Still, I feel that you haven't spoken about yourself in all the interviews that you have given. You are not a common person, if so many people come to speak to you, it says that you have something in you. Still, you don't talk of yourself, you talk of the union, of the husband.

You have spoken on behalf of all bar dancers, you haven't spoken about yourself. Tell me, as an artist, when you dance how do you feel, what gives you happiness?
G- I like it.

M- Of course you like it. If you are not able to dance now, if you get some other work, if you did not have problems with money…
G- We are not able to dance now, but soon we will be able to.

M- How?
G- The way we are trying, we hope that we will get to dance. It might be sooner or later, but we will get to dance, we should get to dance.
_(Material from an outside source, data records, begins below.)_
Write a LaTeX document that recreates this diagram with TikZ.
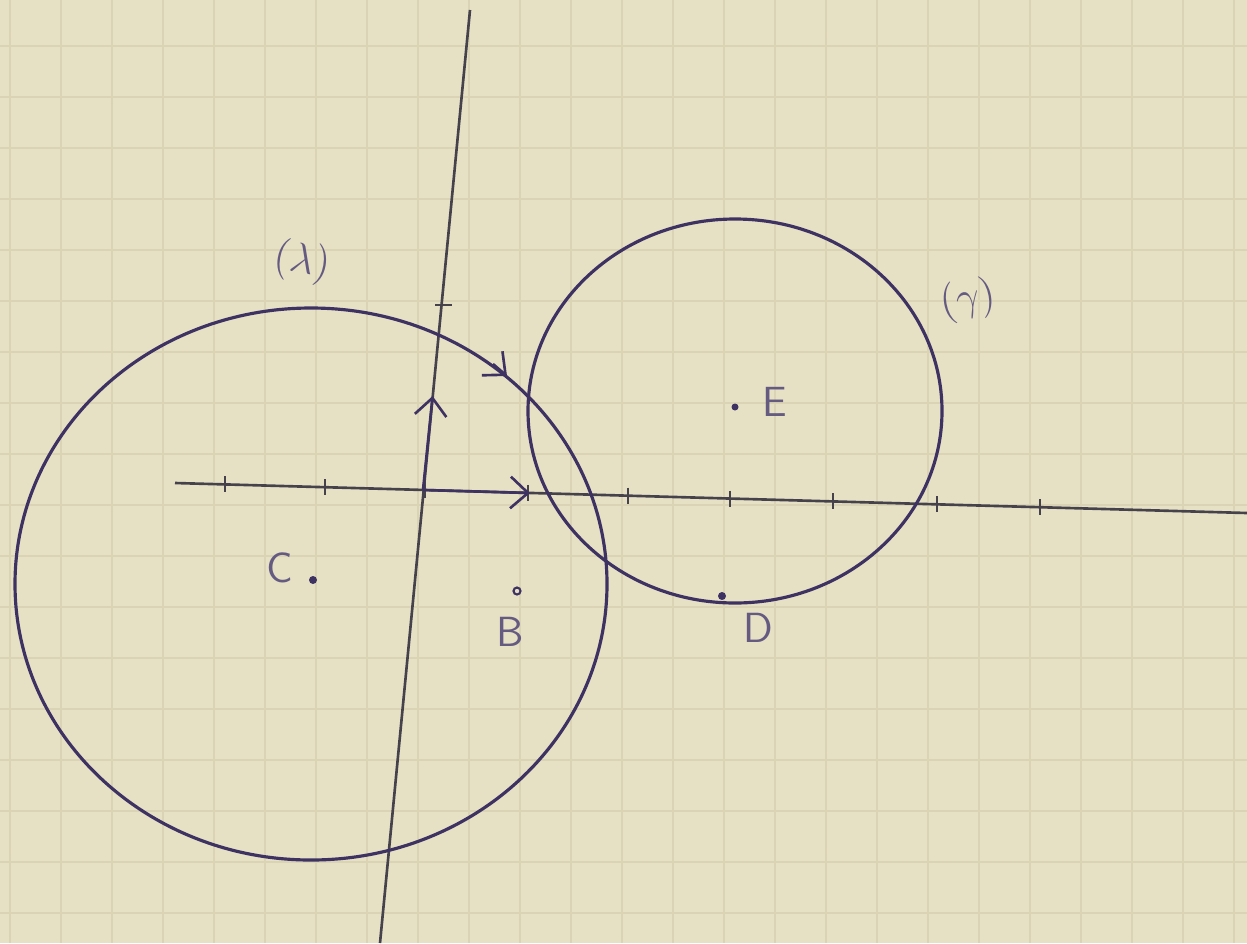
\documentclass[tikz,border=0pt]{standalone}
\usepackage{amsmath}
\usetikzlibrary{arrows.meta}
\definecolor{paper}{HTML}{E6E1C4}
\definecolor{gridc}{HTML}{DAD4B5}
\definecolor{ink}{HTML}{3E3262}
\definecolor{pencil}{HTML}{45424C}
\tikzset{ax/.style={pencil, line width=0.75pt},
         crc/.style={ink, line width=0.9pt},
         vec/.style={ink, line width=0.75pt, -{Straight Barb[length=5pt,width=9pt]}},
         tk/.style={pencil, line width=0.8pt},
         lb/.style={ink!80, font=\large\sffamily, inner sep=1pt}}

\begin{document}
\begin{tikzpicture}[x=0.1mm,y=-0.1mm]
                \fill[paper] (0,0) rectangle (1247,943);
                \useasboundingbox (0,0) rectangle (1247,943);
                % grid paper
                \foreach \gx in {10,61,...,1247} \draw[gridc, line width=0.5pt] (\gx,0) -- (\gx,943);
                \foreach \gy in {46,97,...,943} \draw[gridc, line width=0.5pt] (0,\gy) -- (1247,\gy);
                % axes
                \coordinate (xl) at (175,483);
                \coordinate (xr) at (1247,513);
                \coordinate (yt) at (470,10);
                \coordinate (yb) at (380,943);
                \coordinate (O) at (423,490);
                \coordinate (I) at (530,493);
                \coordinate (J) at (432.6,396);
                \draw[ax] (xl) -- (xr);
                \draw[ax] (yt) -- (yb);
                \foreach \tx in {225,325,425,528,628,730,833,937,1040}
                    \draw[tk] (\tx,{483+(\tx-175)*0.028-8}) -- ++(0,16);
                \draw[tk] (435,305) -- ++(17,0);
                \draw[vec] (O) -- (I);
                \draw[vec] (O) -- (J);
                % circles
                \coordinate (C) at (313,580);
                \coordinate (E) at (735,407);
                \draw[crc] (311,584) ellipse [x radius=296, y radius=276];
                \draw[crc] (735,411) ellipse [x radius=207, y radius=192];
                \draw[vec] (493,364) -- (507,376);
                % points
                \fill[ink] (C) circle (4);
                \fill[ink] (E) circle (3.5);
                \draw[ink, line width=0.6pt] (517,591) circle (3.5);
                \fill[ink] (722,596) circle (4);
                \node[lb] (c) at (280,568) {C};
                \node[lb] (b) at (510,632) {B};
                \node[lb] (e) at (775,402) {E};
                \node[lb] (d) at (758,628) {D};
                \node[lb, rotate=-10] (lam) at (302,262) {$(\lambda)$};
                \node[lb, rotate=10] (gam) at (968,300) {$(\gamma)$};
            \end{tikzpicture}
\end{document}
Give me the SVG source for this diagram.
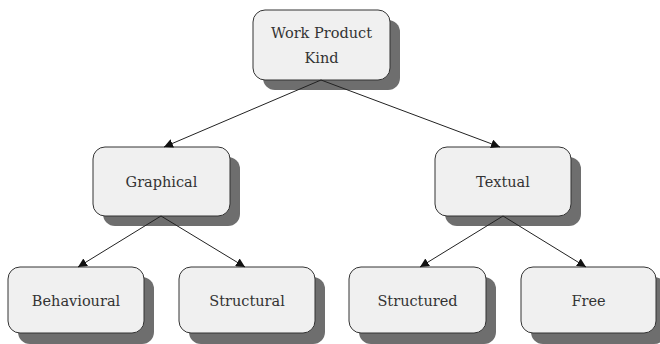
<svg xmlns="http://www.w3.org/2000/svg" width="660" height="344" viewBox="0 0 660 344">
<defs>
<style>
.sh{fill:#6e6e6e;}
.bx{fill:#f0f0f0;stroke:#333;stroke-width:1;}
.t{font-size:14.5px;fill:#333;text-anchor:middle;}
.c{stroke:#222;stroke-width:1;fill:none;marker-end:url(#ah);}
</style>
<marker id="ah" viewBox="0 0 10 10" refX="10" refY="5" markerWidth="9" markerHeight="9" markerUnits="userSpaceOnUse" orient="auto">
<path d="M0,0 L10,5 L0,10 z" fill="#111"/>
</marker>
</defs>
<rect width="660" height="344" fill="#fff"/>
<g font-family="DejaVu Serif, serif">
<g id="n-root"><rect class="sh" x="263" y="20" width="137" height="70" rx="12"/><rect class="bx" x="253" y="10" width="137" height="70" rx="12"/><text class="t" x="321.5" y="38" font-size="14">Work Product</text><text class="t" x="321.5" y="63" font-size="14">Kind</text></g>
<g id="n-graphical"><rect class="sh" x="103" y="157" width="137" height="69" rx="12"/><rect class="bx" x="93" y="147" width="137" height="69" rx="12"/><text class="t" x="161.5" y="187">Graphical</text></g>
<g id="n-textual"><rect class="sh" x="445" y="157" width="136" height="69" rx="12"/><rect class="bx" x="435" y="147" width="136" height="69" rx="12"/><text class="t" x="503" y="187">Textual</text></g>
<g id="n-behavioural"><rect class="sh" x="18" y="277" width="136" height="67" rx="12"/><rect class="bx" x="8" y="267" width="136" height="66" rx="12"/><text class="t" x="76" y="306">Behavioural</text></g>
<g id="n-structural"><rect class="sh" x="189" y="277" width="136" height="67" rx="12"/><rect class="bx" x="179" y="267" width="136" height="66" rx="12"/><text class="t" x="247" y="306">Structural</text></g>
<g id="n-structured"><rect class="sh" x="359" y="277" width="137" height="67" rx="12"/><rect class="bx" x="349" y="267" width="137" height="66" rx="12"/><text class="t" x="417.5" y="306">Structured</text></g>
<g id="n-free"><rect class="sh" x="531" y="277" width="135" height="67" rx="12"/><rect class="bx" x="521" y="267" width="135" height="66" rx="12"/><text class="t" x="588.5" y="306">Free</text></g>
</g>
<g id="connectors">
<line class="c" x1="321" y1="80" x2="164" y2="147"/>
<line class="c" x1="321" y1="80" x2="500" y2="147"/>
<line class="c" x1="161" y1="216" x2="78" y2="267"/>
<line class="c" x1="161" y1="216" x2="245" y2="267"/>
<line class="c" x1="503" y1="216" x2="420" y2="267"/>
<line class="c" x1="503" y1="216" x2="586" y2="267"/>
</g>
</svg>
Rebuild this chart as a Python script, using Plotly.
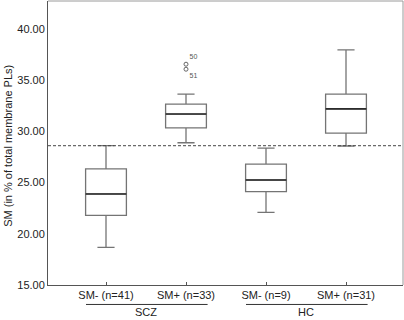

M- What is going on? What do you think?
G- Government passed a resolution to ban the dance bars, they did not even try to understand the kind of place dance bar is.
One of the main allegations against the dance bars was that they ran prostitution rackets. Ironically sex work is not illegal in India and only soliciting in public place is. The bar dancers and the bar owners got defensive and tried hard to establish that the bars are not sites of sin and immorality. As a result the discussion on public morality reached a ridiculous height. Under that circumstances it was almost impossible to raise issues against sexual morality, right to sex related works and right to performance and livelihood. Everybody was busy fighting the lost battle, the war was anyway lost even before it begun.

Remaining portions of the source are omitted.